DESCRIBE shows the schema of a table. You’ve already seen the DESCRIBE directive, which writes a description of a table’s schema to the console. It’s invaluable, and even as your project goes to production you shouldn’t be afraid to leave these statements in where reasonable.

DUMP

DUMP shows data on the console, with great peril. The DUMP directive is actually equivalent to STORE, but (gulp) writes its output to your console. That’s very handy when you’re messing with data at your console, but a trainwreck when you unwittingly feed it a gigabyte of data.
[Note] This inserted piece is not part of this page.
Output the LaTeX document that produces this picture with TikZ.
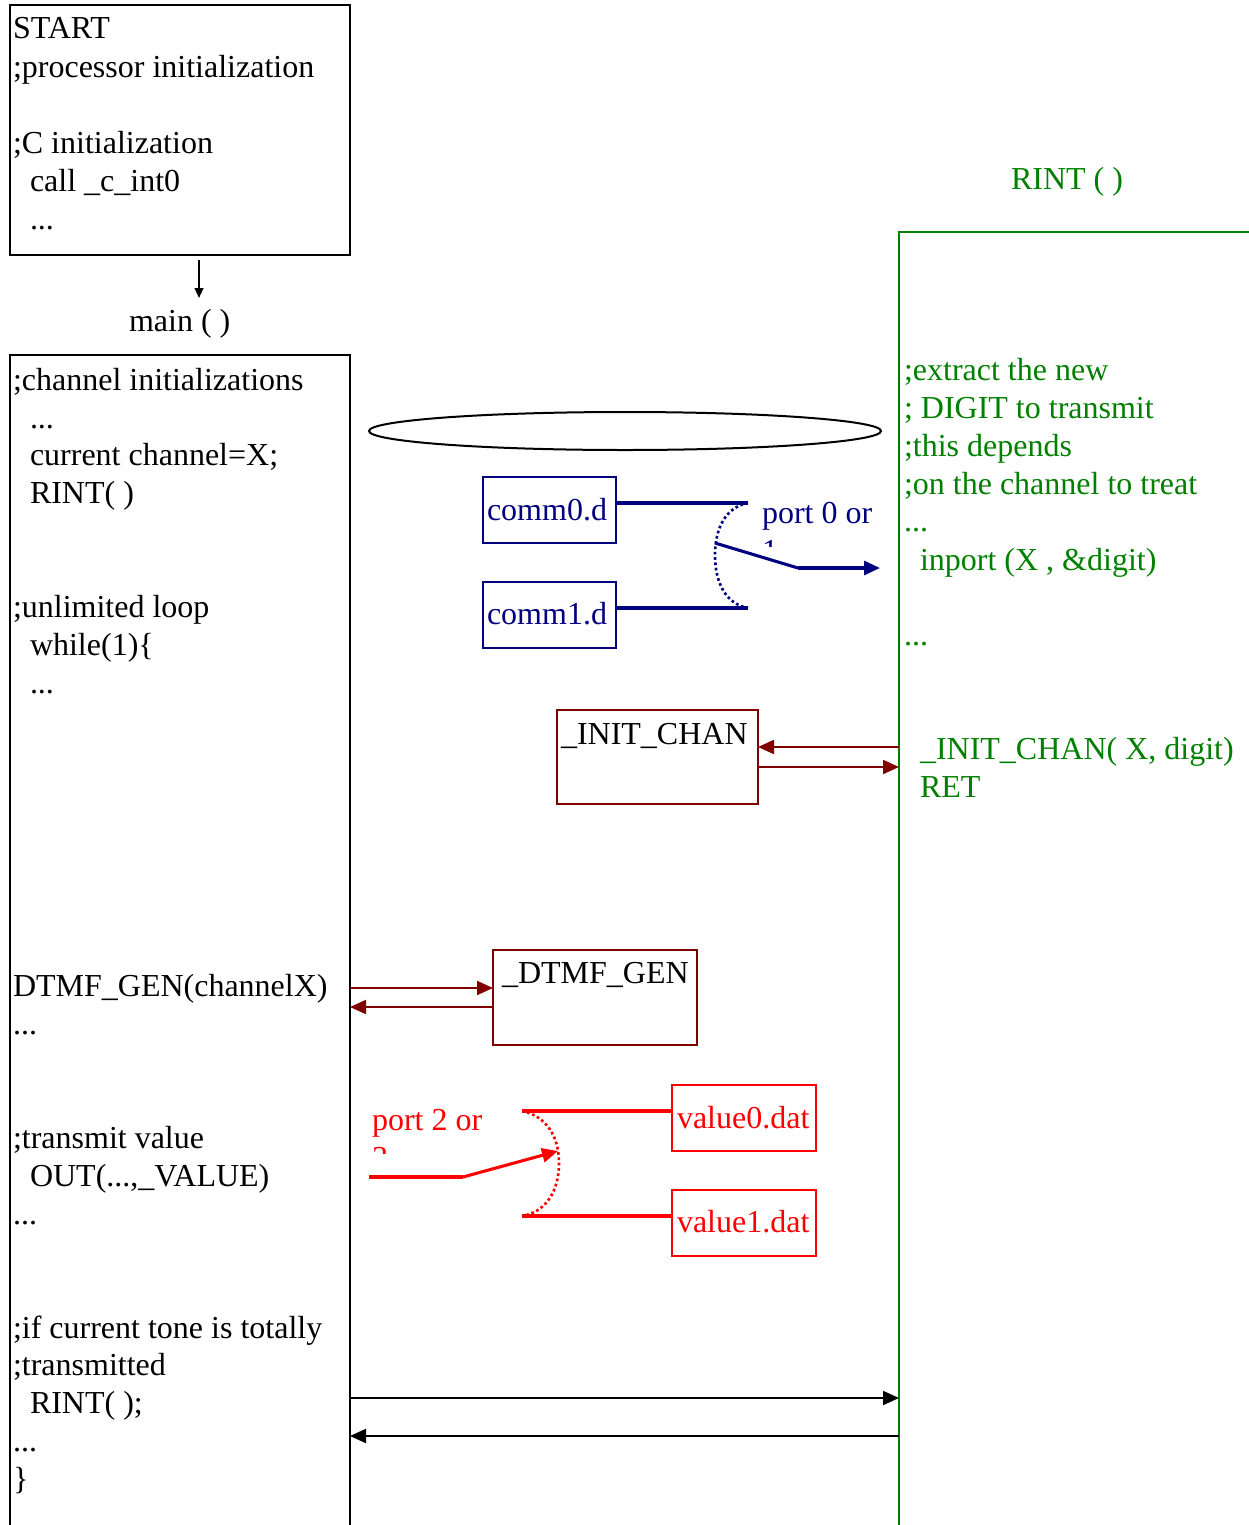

So you should never use a DUMP statement except as in the following stanza:

dumpable = LIMIT table_to_dump 10;
DUMP dumpable;

SAMPLE

SAMPLE pulls a certain ratio of data from a relation. The SAMPLE command does what it sounds like: given a relation and a ratio, it randomly samples the proportion of the ratio from the relation. SAMPLE is useful because it gives you a random sample of your data—as opposed to LIMIT/DUMP, which tends to give you a small, very local sorted piece of the data. You can combine SAMPLE, LIMIT, and DUMP:

-- Sample 5% of our data, then view 10 records from the sample
sampled = SAMPLE large_relation 0.05
limited = LIMIT sampled 10;
DUMP limited

ILLUSTRATE

ILLUSTRATE magically simulates your script’s actions, except when it fails to work. The ILLUSTRATE directive is one of our best-loved, and most-hated, Pig operations. When it works, it is amazing. Unfortunately, it is often unreliable.

Even if you only want to see an example line or two of your output, using a DUMP or a STORE requires passing the full dataset through the processing pipeline. You might think, “OK, so just choose a few rows at random and run on that, but if your job has steps that try to match two datasets using a JOIN, it’s exceptionally unlikely that any matches will survive the limiting. (For example, the players in the first few rows of the baseball players table belonged to teams that are not in the first few rows from the baseball teams table.) ILLUSTRATE previews your execution graph to intelligently mock up records at each processing stage. If the sample rows would fail to join, Pig uses them to generate fake records that will find matches. It solves the problem of running on ad hoc subsets, and that’s why we love it.

However, not all parts of Pig’s functionality work with ILLUSTRATE, meaning that it often fails to run. When is the ILLUSTRATE command most valuable? When applied to less widely used operations and complex sequences of statements, of course. What parts of Pig are most likely to lack ILLUSTRATE support or trip it up? Well, less widely used operations and complex sequences of statements, of course. And when it fails, it does so with perversely opaque error messages, leaving you to wonder if there’s a problem in your script or if ILLUSTRATE has left you short. If you, eager reader, are looking for a good place to return some open source karma, consider making ILLUSTRATE into the tool it could be. Until somebody does, you should checkpoint often (as described in “STORE Writes Data to Disk”).

EXPLAIN

EXPLAIN shows Pig’s execution graph. This command writes the “execution graph” of your job to the console. It’s extremely verbose, showing everything Pig will do to your data, down to the typecasting it applies to inputs as they are read. We mostly find it useful when trying to understand whether Pig has applied some of the optimizations you’ll learn about later.